Task details:
Everything from the first line down to the line containing "from bokeh.resources import INLINE" is to be retyped exactly, both ends included, with pictures left out.

Data shown:
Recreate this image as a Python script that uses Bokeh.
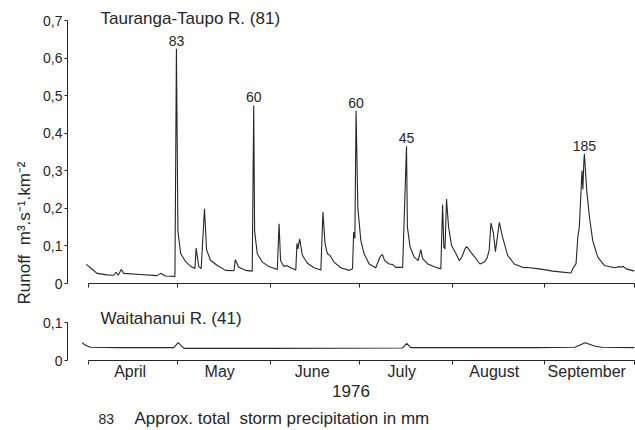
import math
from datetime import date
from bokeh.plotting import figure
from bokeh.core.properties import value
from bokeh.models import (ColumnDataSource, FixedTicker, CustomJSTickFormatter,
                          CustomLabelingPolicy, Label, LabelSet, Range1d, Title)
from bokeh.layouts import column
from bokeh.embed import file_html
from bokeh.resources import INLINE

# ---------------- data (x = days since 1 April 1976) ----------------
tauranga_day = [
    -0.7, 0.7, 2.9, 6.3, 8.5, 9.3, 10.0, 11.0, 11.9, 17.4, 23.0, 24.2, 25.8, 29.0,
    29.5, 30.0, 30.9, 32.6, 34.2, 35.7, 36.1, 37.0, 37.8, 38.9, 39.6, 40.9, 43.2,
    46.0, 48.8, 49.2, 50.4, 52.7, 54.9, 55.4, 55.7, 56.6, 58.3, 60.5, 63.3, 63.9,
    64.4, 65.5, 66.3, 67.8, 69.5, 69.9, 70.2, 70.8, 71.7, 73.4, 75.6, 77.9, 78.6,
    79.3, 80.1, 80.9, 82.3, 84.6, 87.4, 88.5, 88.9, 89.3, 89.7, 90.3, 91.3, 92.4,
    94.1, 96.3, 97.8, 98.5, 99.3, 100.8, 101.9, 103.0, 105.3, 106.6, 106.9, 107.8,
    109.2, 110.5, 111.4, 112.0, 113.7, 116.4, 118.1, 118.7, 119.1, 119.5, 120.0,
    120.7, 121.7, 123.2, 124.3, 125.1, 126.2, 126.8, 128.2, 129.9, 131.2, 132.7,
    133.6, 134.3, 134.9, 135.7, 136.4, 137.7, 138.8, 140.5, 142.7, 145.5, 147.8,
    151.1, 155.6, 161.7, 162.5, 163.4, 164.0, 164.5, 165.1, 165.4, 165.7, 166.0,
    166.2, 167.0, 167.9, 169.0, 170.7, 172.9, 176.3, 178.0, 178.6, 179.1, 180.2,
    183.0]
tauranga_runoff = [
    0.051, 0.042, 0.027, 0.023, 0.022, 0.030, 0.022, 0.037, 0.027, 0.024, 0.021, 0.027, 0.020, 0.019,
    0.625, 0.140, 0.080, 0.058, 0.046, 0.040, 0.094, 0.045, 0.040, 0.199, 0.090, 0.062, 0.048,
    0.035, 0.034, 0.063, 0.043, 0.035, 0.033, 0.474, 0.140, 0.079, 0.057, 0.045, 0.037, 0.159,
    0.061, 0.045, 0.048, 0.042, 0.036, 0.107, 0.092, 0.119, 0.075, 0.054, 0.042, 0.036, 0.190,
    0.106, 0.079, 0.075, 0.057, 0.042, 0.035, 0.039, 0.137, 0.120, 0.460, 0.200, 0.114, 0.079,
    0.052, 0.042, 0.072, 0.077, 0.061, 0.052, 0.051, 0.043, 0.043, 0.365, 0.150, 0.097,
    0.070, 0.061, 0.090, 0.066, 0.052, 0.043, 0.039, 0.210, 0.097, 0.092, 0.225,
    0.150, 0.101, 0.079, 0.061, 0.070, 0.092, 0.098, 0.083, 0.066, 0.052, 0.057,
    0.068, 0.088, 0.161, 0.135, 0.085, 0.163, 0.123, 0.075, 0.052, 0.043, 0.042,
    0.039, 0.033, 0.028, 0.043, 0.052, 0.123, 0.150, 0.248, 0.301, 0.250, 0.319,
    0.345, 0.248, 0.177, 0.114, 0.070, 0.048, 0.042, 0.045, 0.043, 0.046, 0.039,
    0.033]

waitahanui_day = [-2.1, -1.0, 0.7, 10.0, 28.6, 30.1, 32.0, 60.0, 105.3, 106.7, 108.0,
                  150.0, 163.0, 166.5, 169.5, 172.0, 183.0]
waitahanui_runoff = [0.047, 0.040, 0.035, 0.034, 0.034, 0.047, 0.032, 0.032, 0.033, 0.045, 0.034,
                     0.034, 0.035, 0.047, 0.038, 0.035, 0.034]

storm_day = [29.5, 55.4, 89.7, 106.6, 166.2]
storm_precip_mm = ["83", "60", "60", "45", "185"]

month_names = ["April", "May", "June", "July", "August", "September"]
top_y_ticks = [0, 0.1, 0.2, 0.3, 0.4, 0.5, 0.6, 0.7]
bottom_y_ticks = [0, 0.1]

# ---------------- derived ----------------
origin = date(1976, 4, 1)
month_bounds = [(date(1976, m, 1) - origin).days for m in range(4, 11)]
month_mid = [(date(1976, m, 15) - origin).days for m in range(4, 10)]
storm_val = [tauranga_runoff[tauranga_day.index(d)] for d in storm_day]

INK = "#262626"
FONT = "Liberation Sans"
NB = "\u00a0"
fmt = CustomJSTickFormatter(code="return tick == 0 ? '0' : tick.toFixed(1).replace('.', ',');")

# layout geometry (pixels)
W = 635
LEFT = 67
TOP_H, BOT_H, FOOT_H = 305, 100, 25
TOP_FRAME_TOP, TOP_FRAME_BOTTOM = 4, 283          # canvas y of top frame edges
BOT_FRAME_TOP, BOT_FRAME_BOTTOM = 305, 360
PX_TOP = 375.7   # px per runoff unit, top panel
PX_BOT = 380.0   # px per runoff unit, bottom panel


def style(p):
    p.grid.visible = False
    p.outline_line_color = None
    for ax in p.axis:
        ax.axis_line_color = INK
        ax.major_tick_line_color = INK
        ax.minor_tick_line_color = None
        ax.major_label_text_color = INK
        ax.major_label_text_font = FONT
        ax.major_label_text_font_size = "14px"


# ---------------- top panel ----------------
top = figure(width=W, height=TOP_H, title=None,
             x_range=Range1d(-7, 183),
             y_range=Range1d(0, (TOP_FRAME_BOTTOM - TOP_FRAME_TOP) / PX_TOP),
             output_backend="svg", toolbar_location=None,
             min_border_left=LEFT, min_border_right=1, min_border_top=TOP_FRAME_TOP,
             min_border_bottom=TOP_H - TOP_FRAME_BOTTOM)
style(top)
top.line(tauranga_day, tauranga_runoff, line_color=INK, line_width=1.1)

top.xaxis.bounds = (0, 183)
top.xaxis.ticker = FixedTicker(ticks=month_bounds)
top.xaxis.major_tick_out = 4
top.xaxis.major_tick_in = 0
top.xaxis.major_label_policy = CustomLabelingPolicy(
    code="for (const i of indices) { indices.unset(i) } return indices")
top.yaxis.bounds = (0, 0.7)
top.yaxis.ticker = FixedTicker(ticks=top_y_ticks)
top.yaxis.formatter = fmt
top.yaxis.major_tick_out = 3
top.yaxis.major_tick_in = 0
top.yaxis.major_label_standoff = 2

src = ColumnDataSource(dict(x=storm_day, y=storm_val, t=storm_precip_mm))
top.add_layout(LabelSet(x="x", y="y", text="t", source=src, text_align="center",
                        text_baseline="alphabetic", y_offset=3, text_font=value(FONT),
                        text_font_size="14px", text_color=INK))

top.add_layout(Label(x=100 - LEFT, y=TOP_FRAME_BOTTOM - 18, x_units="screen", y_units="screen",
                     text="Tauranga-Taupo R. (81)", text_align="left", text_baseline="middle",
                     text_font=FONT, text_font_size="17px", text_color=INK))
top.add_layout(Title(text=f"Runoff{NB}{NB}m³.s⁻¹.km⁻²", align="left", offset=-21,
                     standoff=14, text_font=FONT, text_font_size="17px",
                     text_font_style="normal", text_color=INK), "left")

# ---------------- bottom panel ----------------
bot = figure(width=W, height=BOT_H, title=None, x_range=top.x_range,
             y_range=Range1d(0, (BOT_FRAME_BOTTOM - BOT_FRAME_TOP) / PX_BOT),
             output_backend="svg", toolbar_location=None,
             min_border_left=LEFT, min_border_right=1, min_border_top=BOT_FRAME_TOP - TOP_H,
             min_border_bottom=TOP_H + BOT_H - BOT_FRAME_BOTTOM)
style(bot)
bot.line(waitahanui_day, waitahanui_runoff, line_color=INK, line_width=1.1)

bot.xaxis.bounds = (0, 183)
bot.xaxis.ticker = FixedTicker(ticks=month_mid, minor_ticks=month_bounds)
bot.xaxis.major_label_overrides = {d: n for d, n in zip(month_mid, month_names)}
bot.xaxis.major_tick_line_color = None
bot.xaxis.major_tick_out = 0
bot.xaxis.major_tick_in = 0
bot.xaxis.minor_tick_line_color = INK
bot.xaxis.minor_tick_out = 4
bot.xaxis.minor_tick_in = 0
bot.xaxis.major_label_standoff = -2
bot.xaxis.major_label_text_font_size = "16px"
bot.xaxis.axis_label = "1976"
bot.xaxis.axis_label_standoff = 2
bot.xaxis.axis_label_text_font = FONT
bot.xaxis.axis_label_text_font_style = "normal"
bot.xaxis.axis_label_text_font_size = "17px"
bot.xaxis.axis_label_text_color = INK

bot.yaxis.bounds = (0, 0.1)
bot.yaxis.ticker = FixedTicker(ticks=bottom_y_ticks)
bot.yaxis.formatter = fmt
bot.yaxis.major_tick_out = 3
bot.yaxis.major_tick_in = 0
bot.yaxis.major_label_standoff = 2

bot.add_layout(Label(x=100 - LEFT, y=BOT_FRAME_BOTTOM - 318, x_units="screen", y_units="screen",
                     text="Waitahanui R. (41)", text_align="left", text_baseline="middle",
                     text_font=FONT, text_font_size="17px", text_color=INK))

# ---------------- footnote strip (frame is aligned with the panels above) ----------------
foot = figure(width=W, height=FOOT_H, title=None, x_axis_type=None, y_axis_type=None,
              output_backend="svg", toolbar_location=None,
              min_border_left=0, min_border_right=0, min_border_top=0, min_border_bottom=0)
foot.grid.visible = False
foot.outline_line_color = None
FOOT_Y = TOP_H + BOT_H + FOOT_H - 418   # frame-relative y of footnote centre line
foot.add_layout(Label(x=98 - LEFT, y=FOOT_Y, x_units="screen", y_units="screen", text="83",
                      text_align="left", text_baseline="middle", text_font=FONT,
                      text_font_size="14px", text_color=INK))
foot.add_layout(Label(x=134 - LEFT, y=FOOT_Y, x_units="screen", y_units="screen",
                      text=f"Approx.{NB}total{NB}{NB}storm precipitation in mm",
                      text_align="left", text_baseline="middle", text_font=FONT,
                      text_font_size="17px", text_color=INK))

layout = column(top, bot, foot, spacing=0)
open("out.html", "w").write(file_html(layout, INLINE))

Complete output:
Recreate this image as a Python script that uses Bokeh.
import math
from datetime import date
from bokeh.plotting import figure
from bokeh.core.properties import value
from bokeh.models import (ColumnDataSource, FixedTicker, CustomJSTickFormatter,
                          CustomLabelingPolicy, Label, LabelSet, Range1d, Title)
from bokeh.layouts import column
from bokeh.embed import file_html
from bokeh.resources import INLINE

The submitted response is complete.